神戸センターの人形を直しました

このところ、渦が森は朝晩少しだけ涼しくなってきました。ほんの少しだけですが。
シュウメイギクが咲き始めて、異常な暑さも峠を越したか?
やっと夏の終わりの兆しが見えてきました。

今は特注の人形を集中して作っている毎日です。

先週お客様がおいでになられました。
お母様の形見の、神戸人形の修理のご依頼です。
大正うまれだったお母様、各地の民芸品をたくさんコレクションされていたそうです。
亡くなられたときコレクションの品を人に譲ったり処分されたそうですが、神戸人形は愛着があり手元においておかれたとおっしゃっていました。
その神戸人形、お客様のお孫さんが遊んでいるうちに動きが悪くなったということで、修理に持ってこられたのです。

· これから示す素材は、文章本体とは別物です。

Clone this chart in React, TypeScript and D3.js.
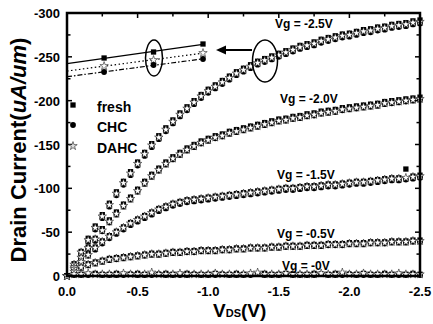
import { useRef, useEffect } from 'react'
import * as d3 from 'd3'

// drain voltage sweep (V)
const vds = [
  0, -0.05, -0.1, -0.15, -0.2, -0.25, -0.3, -0.35, -0.4, -0.45,
  -0.5, -0.55, -0.6, -0.65, -0.7, -0.75, -0.8, -0.85, -0.9, -0.95,
  -1.0, -1.05, -1.1, -1.15, -1.2, -1.25, -1.3, -1.35, -1.4, -1.45,
  -1.5, -1.55, -1.6, -1.65, -1.7, -1.75, -1.8, -1.85, -1.9, -1.95,
  -2.0, -2.05, -2.1, -2.15, -2.2, -2.25, -2.3, -2.35, -2.4, -2.45,
  -2.5,
]

// drain current (uA/um), Vg = -2.5V
const fresh25 = [
  0, -14, -28, -43, -57, -70, -83, -96, -108, -119,
  -130, -141, -151, -160, -169, -178, -186, -193, -200, -207,
  -213, -218, -223, -228, -233, -237, -241, -245, -248, -251,
  -254, -257, -260, -263, -265, -267, -270, -272, -274, -276,
  -277, -279, -281, -282, -284, -285, -287, -288, -289, -291,
  -292,
]
const chc25 = [
  0, -12, -25, -39, -53, -66, -79, -92, -104, -115,
  -126, -137, -147, -156, -165, -174, -182, -189, -196, -203,
  -209, -214, -219, -224, -229, -233, -237, -241, -244, -247,
  -250, -253, -256, -259, -261, -263, -266, -268, -270, -272,
  -273, -275, -277, -278, -280, -281, -283, -284, -285, -287,
  -288,
]
const dahc25 = [
  0, -13, -27, -41, -55, -68, -81, -94, -106, -117,
  -128, -139, -149, -158, -167, -176, -184, -191, -198, -205,
  -211, -216, -221, -226, -231, -235, -239, -243, -246, -249,
  -252, -255, -258, -261, -263, -265, -268, -270, -272, -274,
  -275, -277, -279, -280, -282, -283, -285, -286, -287, -289,
  -290,
]

// Vg = -2.0V
const fresh20 = [
  0, -11, -22, -33, -43, -54, -64, -73, -82, -90,
  -99, -108, -116, -123, -130, -136, -141, -146, -150, -154,
  -157, -160, -162, -165, -167, -169, -171, -173, -175, -177,
  -179, -180, -182, -183, -185, -186, -188, -189, -190, -192,
  -193, -194, -195, -196, -197, -199, -200, -201, -202, -203,
  -204,
]
const chc20 = [
  0, -9, -19, -30, -40, -51, -61, -70, -79, -87,
  -96, -105, -113, -120, -127, -133, -138, -143, -147, -151,
  -154, -157, -159, -162, -164, -166, -168, -170, -172, -174,
  -176, -177, -179, -180, -182, -183, -185, -186, -187, -189,
  -190, -191, -192, -193, -194, -196, -197, -198, -199, -200,
  -201,
]
const dahc20 = [
  0, -10, -21, -32, -42, -52, -62, -71, -80, -88,
  -97, -106, -114, -121, -128, -134, -139, -144, -148, -152,
  -155, -158, -160, -163, -165, -167, -169, -171, -173, -175,
  -177, -178, -180, -181, -183, -184, -186, -187, -188, -190,
  -191, -192, -193, -194, -195, -197, -198, -199, -200, -201,
  -202,
]

// Vg = -1.5V
const fresh15 = [
  0, -9, -17, -25, -33, -40, -46, -51, -56, -61,
  -65, -69, -73, -77, -80, -83, -85, -87, -88, -89,
  -90, -91, -92, -93, -94, -95, -96, -97, -98, -99,
  -100, -101, -101, -102, -103, -103, -104, -105, -105, -106,
  -107, -108, -108, -109, -110, -111, -112, -112, -122, -114,
  -115,
]
const chc15 = [
  0, -7, -15, -23, -30, -37, -43, -48, -53, -58,
  -62, -66, -70, -74, -77, -80, -82, -84, -85, -86,
  -87, -88, -89, -90, -91, -92, -93, -94, -95, -96,
  -97, -98, -98, -99, -100, -100, -101, -102, -102, -103,
  -104, -105, -105, -106, -107, -108, -109, -109, -110, -111,
  -112,
]
const dahc15 = [
  0, -8, -16, -24, -32, -39, -45, -50, -55, -60,
  -64, -68, -72, -76, -79, -82, -84, -86, -87, -88,
  -89, -90, -91, -92, -93, -94, -95, -96, -97, -98,
  -99, -100, -100, -101, -102, -102, -103, -104, -104, -105,
  -106, -107, -107, -108, -109, -110, -111, -111, -112, -113,
  -114,
]

// Vg = -0.5V
const fresh05 = [
  0, -6, -11, -14, -16, -18, -20, -21, -22, -23,
  -24, -25, -26, -26, -27, -28, -28, -29, -29, -30,
  -30, -30, -31, -31, -32, -32, -33, -33, -33, -34,
  -34, -35, -35, -35, -36, -36, -36, -37, -37, -37,
  -38, -38, -38, -39, -39, -39, -40, -40, -40, -41,
  -41,
]
const chc05 = [
  0, -4, -9, -12, -14, -16, -18, -19, -20, -21,
  -22, -23, -24, -24, -25, -26, -26, -27, -27, -28,
  -28, -28, -29, -29, -30, -30, -31, -31, -31, -32,
  -32, -33, -33, -33, -34, -34, -34, -35, -35, -35,
  -36, -36, -36, -37, -37, -37, -38, -38, -38, -39,
  -39,
]
const dahc05 = [
  0, -5, -10, -13, -15, -17, -19, -20, -21, -22,
  -23, -24, -25, -25, -26, -27, -27, -28, -28, -29,
  -29, -29, -30, -30, -31, -31, -32, -32, -32, -33,
  -33, -34, -34, -34, -35, -35, -35, -36, -36, -36,
  -37, -37, -37, -38, -38, -38, -39, -39, -39, -40,
  -40,
]

// Vg = -0V
const fresh00 = [
  0, -3, -2, -2, -3, -2, -2, -3, -2, -2,
  -3, -2, -2, -2, -3, -2, -2, -3, -2, -2,
  -2, -3, -2, -2, -3, -2, -2, -2, -3, -2,
  -2, -3, -2, -2, -2, -3, -2, -2, -3, -2,
  -2, -2, -3, -2, -2, -3, -2, -2, -2, -3,
  -2,
]
const chc00 = [
  0, -1, -1, -1, -2, -1, -1, -1, -1, -2,
  -1, -1, -1, -2, -1, -1, -1, -1, -2, -1,
  -1, -1, -2, -1, -1, -1, -1, -2, -1, -1,
  -1, -2, -1, -1, -1, -1, -2, -1, -1, -1,
  -2, -1, -1, -1, -1, -2, -1, -1, -1, -2,
  -1,
]
const dahc00 = [
  0, -2, -2, -3, -2, -2, -2, -2, -3, -2,
  -2, -2, -4, -2, -2, -2, -3, -2, -2, -2,
  -2, -3, -2, -2, -2, -2, -3, -4, -2, -2,
  -2, -3, -2, -2, -2, -2, -3, -2, -2, -4,
  -2, -2, -3, -2, -2, -2, -2, -3, -2, -2,
  -2,
]

const freshSets = [fresh25, fresh20, fresh15, fresh05, fresh00]
const chcSets = [chc25, chc20, chc15, chc05, chc00]
const dahcSets = [dahc25, dahc20, dahc15, dahc05, dahc00]
const gateLabels = ['Vg = -2.5V', 'Vg = -2.0V', 'Vg = -1.5V', 'Vg = -0.5V', 'Vg = -0V']

// zoomed inset around Vds ~ -1.4V, Vg = -2.5V
const insetVds = [-1.3, -1.4, -1.5]
const insetFresh = [-251, -254, -258]
const insetDahc = [-247, -250, -253.5]
const insetChc = [-244, -247.5, -250.5]

const xTicks = [0, -0.5, -1.0, -1.5, -2.0, -2.5]
const yTicks = [0, -50, -100, -150, -200, -250, -300]

const FONT = "'Liberation Sans', Arial, Helvetica, sans-serif"

export default function App() {
  const svgRef = useRef<SVGSVGElement>(null)

  useEffect(() => {
    if (!svgRef.current) return
    const svg = d3.select(svgRef.current)
    svg.selectAll('*').remove()

    const left = 67, right = 420, top = 13, bottom = 276

    const x = d3.scaleLinear().domain([0, -2.5]).range([left, right])
    const y = d3.scaleLinear().domain([0, -300]).range([bottom, top])

    svg.append('rect').attr('width', 433).attr('height', 324).attr('fill', '#fff')

    // ticks, all pointing inward
    const minorX = d3.range(0, 11).map(i => -i * 0.25)
    const minorY = d3.range(0, 13).map(i => -i * 25)
    const tickG = svg.append('g').attr('stroke', '#000').attr('stroke-width', 1.5)
    minorX.forEach((v, i) => {
      const len = i % 2 === 0 ? 5 : 3.5
      tickG.append('line').attr('x1', x(v)).attr('x2', x(v)).attr('y1', bottom).attr('y2', bottom - len)
      tickG.append('line').attr('x1', x(v)).attr('x2', x(v)).attr('y1', top).attr('y2', top + len)
    })
    minorY.forEach((v, i) => {
      const len = i % 2 === 0 ? 5 : 3.5
      tickG.append('line').attr('x1', left).attr('x2', left + len).attr('y1', y(v)).attr('y2', y(v))
      tickG.append('line').attr('x1', right).attr('x2', right - len).attr('y1', y(v)).attr('y2', y(v))
    })

    // tick labels
    svg.append('g')
      .selectAll('text')
      .data(xTicks)
      .join('text')
      .attr('x', d => x(d))
      .attr('y', 296)
      .attr('text-anchor', 'middle')
      .attr('font-family', FONT)
      .attr('font-weight', 'bold')
      .attr('font-size', 13)
      .text(d => d.toFixed(1))

    svg.append('g')
      .selectAll('text')
      .data(yTicks)
      .join('text')
      .attr('x', 60)
      .attr('y', d => y(d) + 5)
      .attr('text-anchor', 'end')
      .attr('font-family', FONT)
      .attr('font-weight', 'bold')
      .attr('font-size', 13)
      .text(d => String(d))

    // data markers
    const sq = d3.symbol().type(d3.symbolSquare).size(28)()
    const ci = d3.symbol().type(d3.symbolCircle).size(26)()
    const st = d3.symbol().type(d3.symbolStar).size(22)()

    const marks = svg.append('g')
    freshSets.forEach(set => {
      marks.append('g').selectAll('path').data(set).join('path')
        .attr('d', sq)
        .attr('transform', (d, i) => `translate(${x(vds[i])},${y(d)})`)
        .attr('fill', '#000')
    })
    chcSets.forEach(set => {
      marks.append('g').selectAll('path').data(set).join('path')
        .attr('d', ci)
        .attr('transform', (d, i) => `translate(${x(vds[i])},${y(d)})`)
        .attr('fill', '#000')
    })
    dahcSets.forEach(set => {
      marks.append('g').selectAll('path').data(set).join('path')
        .attr('d', st)
        .attr('transform', (d, i) => `translate(${x(vds[i])},${y(d)})`)
        .attr('fill', '#fff')
        .attr('stroke', '#222')
        .attr('stroke-width', 0.6)
    })

    // frame
    svg.append('rect')
      .attr('x', left).attr('y', top)
      .attr('width', right - left).attr('height', bottom - top)
      .attr('fill', 'none').attr('stroke', '#000').attr('stroke-width', 2.5)

    // gate voltage labels
    const labelPos = [[275, 28], [280, 103], [277, 179], [277, 238], [282, 270]]
    gateLabels.forEach((t, i) => {
      svg.append('text')
        .attr('x', labelPos[i][0]).attr('y', labelPos[i][1])
        .attr('font-family', FONT).attr('font-weight', 'bold').attr('font-size', 12)
        .text(t)
    })

    // inset
    const ix = d3.scaleLinear().domain([-1.225, -1.5]).range([67, 203])
    const iy = d3.scaleLinear().domain([-240, -260]).range([80, 40])
    const fit = (vals: number[]) => {
      const mx = d3.mean(insetVds)!, my = d3.mean(vals)!
      const sxy = d3.sum(insetVds, (v, i) => (v - mx) * (vals[i] - my))
      const sxx = d3.sum(insetVds, v => (v - mx) ** 2)
      const b = sxy / sxx
      return (v: number) => my + b * (v - mx)
    }
    const ends = [-1.225, -1.5]
    const insetSeries = [
      { vals: insetFresh, dash: null, shape: sq, fill: '#000' },
      { vals: insetDahc, dash: '1.5,2.5', shape: st, fill: '#fff' },
      { vals: insetChc, dash: '5,2,1.5,2', shape: ci, fill: '#000' },
    ]
    insetSeries.forEach(s => {
      const f = fit(s.vals)
      const line = d3.line<number>().x(v => ix(v)).y(v => iy(f(v)))
      svg.append('path')
        .attr('d', line(ends))
        .attr('fill', 'none').attr('stroke', '#000').attr('stroke-width', 1.2)
        .attr('stroke-dasharray', s.dash)
    })
    insetSeries.forEach(s => {
      svg.append('g').selectAll('path').data(s.vals).join('path')
        .attr('d', s.shape)
        .attr('transform', (d, i) => `translate(${ix(insetVds[i])},${iy(d)})`)
        .attr('fill', s.fill)
        .attr('stroke', s.fill === '#fff' ? '#222' : 'none')
        .attr('stroke-width', 0.6)
    })
    svg.append('ellipse').attr('cx', 154).attr('cy', 58).attr('rx', 8.5).attr('ry', 18)
      .attr('fill', 'none').attr('stroke', '#000').attr('stroke-width', 1.5)

    // highlight ellipse on main curve + arrow to inset
    svg.append('ellipse').attr('cx', 265).attr('cy', 61).attr('rx', 12.5).attr('ry', 21)
      .attr('fill', 'none').attr('stroke', '#000').attr('stroke-width', 1.5)
    svg.append('line').attr('x1', 252).attr('x2', 224).attr('y1', 50).attr('y2', 50)
      .attr('stroke', '#000').attr('stroke-width', 2)
    svg.append('path').attr('d', 'M216,50L226,45.5L226,54.5Z').attr('fill', '#000')

    // legend
    const legend = [
      { label: 'fresh', shape: sq, fill: '#000', yy: 105 },
      { label: 'CHC', shape: ci, fill: '#000', yy: 125 },
      { label: 'DAHC', shape: st, fill: '#ddd', yy: 146 },
    ]
    legend.forEach(l => {
      svg.append('path').attr('d', l.shape).attr('transform', `translate(73,${l.yy})`)
        .attr('fill', l.fill).attr('stroke', l.fill === '#000' ? 'none' : '#222').attr('stroke-width', 0.6)
      svg.append('text').attr('x', 97).attr('y', l.yy + 7)
        .attr('font-family', FONT).attr('font-weight', 'bold').attr('font-size', 14)
        .text(l.label)
    })

    // axis titles
    const xt = svg.append('text').attr('x', 213).attr('y', 317)
      .attr('font-family', FONT).attr('font-weight', 'bold')
    xt.append('tspan').attr('font-size', 19).text('V')
    xt.append('tspan').attr('font-size', 11).text('DS')
    xt.append('tspan').attr('font-size', 19).text('(V)')

    const yt = svg.append('text')
      .attr('transform', 'translate(26,150) rotate(-90)')
      .attr('text-anchor', 'middle')
      .attr('font-family', FONT).attr('font-weight', 'bold').attr('font-size', 22)
    yt.append('tspan').text('Drain Current(')
    yt.append('tspan').attr('font-style', 'italic').text('uA/um')
    yt.append('tspan').text(')')
  }, [])

  return (
    <svg
      ref={svgRef}
      width={433}
      height={324}
      style={{ position: 'absolute', left: 0, top: 0, display: 'block' }}
    />
  )
}
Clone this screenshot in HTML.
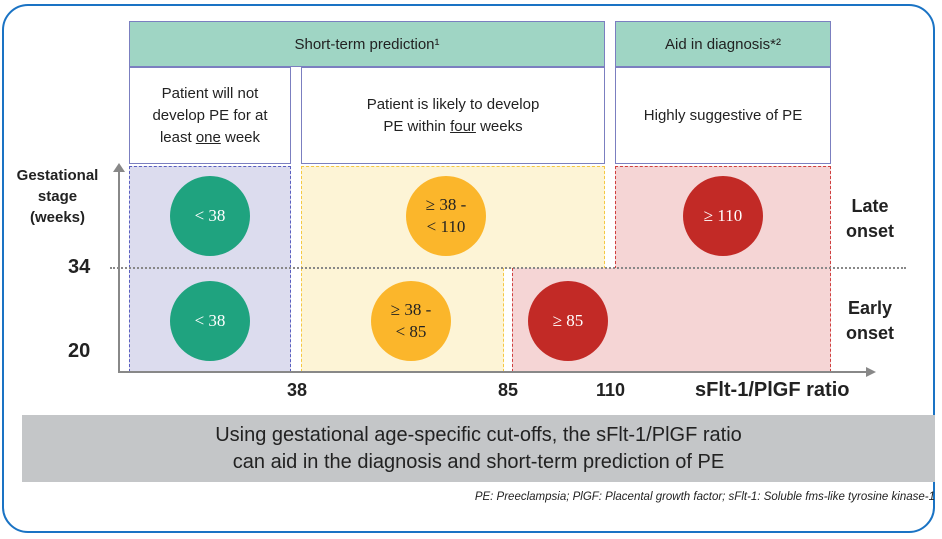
<!DOCTYPE html><html><head><style>
body{margin:0;width:942px;height:539px;background:#fff;position:relative;overflow:hidden;font-family:"Liberation Sans",sans-serif;color:#222}
div{position:absolute;box-sizing:border-box}
.c{display:flex;align-items:center;justify-content:center;text-align:center}
.circ{border-radius:50%;color:#fff;font-family:"Liberation Serif",serif;font-size:17px;line-height:22px}
.b{font-weight:bold}
</style></head><body>
<div style="left:2px;top:4px;width:933px;height:529px;border:2px solid #1a73c4;border-radius:26px"></div>
<div class="c" style="left:129px;top:21px;width:476px;height:46px;background:#9fd5c4;border:1px solid #7b7fc0;font-size:15px">Short-term prediction¹</div>
<div class="c" style="left:615px;top:21px;width:216px;height:46px;background:#9fd5c4;border:1px solid #7b7fc0;font-size:15px">Aid in diagnosis*²</div>
<div class="c" style="left:129px;top:67px;width:162px;height:97px;border:1px solid #7b7fc0;font-size:15px;line-height:22px"><span>Patient will not<br>develop PE for at<br>least <u>one</u> week</span></div>
<div class="c" style="left:301px;top:67px;width:304px;height:97px;border:1px solid #7b7fc0;font-size:15px;line-height:22px"><span>Patient is likely to develop<br>PE within <u>four</u> weeks</span></div>
<div class="c" style="left:615px;top:67px;width:216px;height:97px;border:1px solid #7b7fc0;font-size:15px">Highly suggestive of PE</div>
<div style="left:129px;top:166px;width:162px;height:206px;background:#dcdcee;border:1px dashed #5a5fc0"></div>
<div style="left:301px;top:166px;width:304px;height:103px;background:#fdf4d6;border:1px dashed #f5c842;border-bottom:none"></div>
<div style="left:301px;top:268px;width:203px;height:104px;background:#fdf4d6;border:1px dashed #f5c842;border-top:none"></div>
<div style="left:615px;top:166px;width:216px;height:103px;background:#f5d5d5;border:1px dashed #d04040;border-bottom:none"></div>
<div style="left:512px;top:268px;width:319px;height:104px;background:#f5d5d5;border:1px dashed #d04040;border-top:none"></div>
<div style="left:110px;top:267px;width:796px;height:0;border-top:2px dotted #888"></div>
<div style="left:118px;top:168px;width:2px;height:205px;background:#888"></div>
<div style="left:113px;top:163px;width:0;height:0;border-left:6px solid transparent;border-right:6px solid transparent;border-bottom:9px solid #888"></div>
<div style="left:118px;top:371px;width:750px;height:2px;background:#888"></div>
<div style="left:866px;top:367px;width:0;height:0;border-top:5px solid transparent;border-bottom:5px solid transparent;border-left:10px solid #888"></div>
<div class="c circ" style="left:170px;top:176px;width:80px;height:80px;background:#1fa37f">&lt; 38</div>
<div class="c circ" style="left:170px;top:281px;width:80px;height:80px;background:#1fa37f">&lt; 38</div>
<div class="c circ" style="left:406px;top:176px;width:80px;height:80px;background:#fbb62b;color:#222">≥ 38 -<br>&lt; 110</div>
<div class="c circ" style="left:371px;top:281px;width:80px;height:80px;background:#fbb62b;color:#222">≥ 38 -<br>&lt; 85</div>
<div class="c circ" style="left:683px;top:176px;width:80px;height:80px;background:#c22a26">≥ 110</div>
<div class="c circ" style="left:528px;top:281px;width:80px;height:80px;background:#c22a26">≥ 85</div>
<div class="c b" style="left:5px;top:165px;width:105px;height:62px;font-size:15px;line-height:21px">Gestational<br>stage<br>(weeks)</div>
<div class="b" style="left:68px;top:256px;font-size:20px">34</div>
<div class="b" style="left:68px;top:340px;font-size:20px">20</div>
<div class="b" style="left:846px;top:194px;font-size:18px;line-height:25px;text-align:center">Late<br>onset</div>
<div class="b" style="left:846px;top:296px;font-size:18px;line-height:25px;text-align:center">Early<br>onset</div>
<div class="b" style="left:287px;top:380px;font-size:18px">38</div>
<div class="b" style="left:498px;top:380px;font-size:18px">85</div>
<div class="b" style="left:596px;top:380px;font-size:18px">110</div>
<div class="b" style="left:695px;top:379px;font-size:20px">sFlt-1/PlGF ratio</div>
<div class="c" style="left:22px;top:415px;width:913px;height:67px;background:#c4c6c8;font-size:20px;line-height:27px">Using gestational age-specific cut-offs, the sFlt-1/PlGF ratio<br>can aid in the diagnosis and short-term prediction of PE</div>
<div style="right:7px;top:491px;font-size:11.5px;font-style:italic;white-space:nowrap">PE: Preeclampsia; PlGF: Placental growth factor; sFlt-1: Soluble fms-like tyrosine kinase-1</div>
</body></html>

持ってこられた人形は、神戸センター製の二人乗りの人形でした。

神戸センターは三宮センター街の入口近くにあった民芸ショップです。
世界各国の民芸品とともに、ショップオリジナルの神戸人形を作って販売されていました。
シンプルな形と合理的な作りに徹底し、1977年の神戸新聞に「月産100個を実現」と記事にされています。
逆の視点から見ると、月に100個も神戸人形が買われていた!
すごいことです。
底板には扇のマークが入っています。
元町のキヨシマ屋と、三宮の神戸センターの神戸人形、それぞれ少しずつカラーが違いそこもマニアに受けたのでしょう。

ウズモリ屋が神戸人形を作るようになってから、人形劇界の先輩より「これと同じのを作っていた人を知っている」と紹介されてお会いした人が、この神戸センターの人形を制作していた方だったのでした。
その方はなんと、われわれと同じ人形劇の美術家だった方なのです。
神戸センターの人形は誰が作っていたのか、という謎が解けたその時は、本当に大興奮しましたねえ!
その時に糸を引く仕掛けの話をお伺いしたのですが、偶然にもウズモリ屋の吉田のやっている機構と同じだったのが、劇人形作家ならではの共通した発想らしく、嬉しく感じたものでした。

二人乗りの片方の首が動きません。
糸切れはありませんでした。軸が折れているようです。
お客様と色々と雑談をしながら、吉田がちょいちょいと作業、すぐに直すことができました。

ちゃんと動くようになってよかったです。
お孫さんも、ひいおばあちゃんの人形でまた遊べるようになりましたね。
ガラスケースに入れて飾っておくよりも、そんな感じでいつも触ってもらうほうが、神戸人形もきっと喜んでいると思います。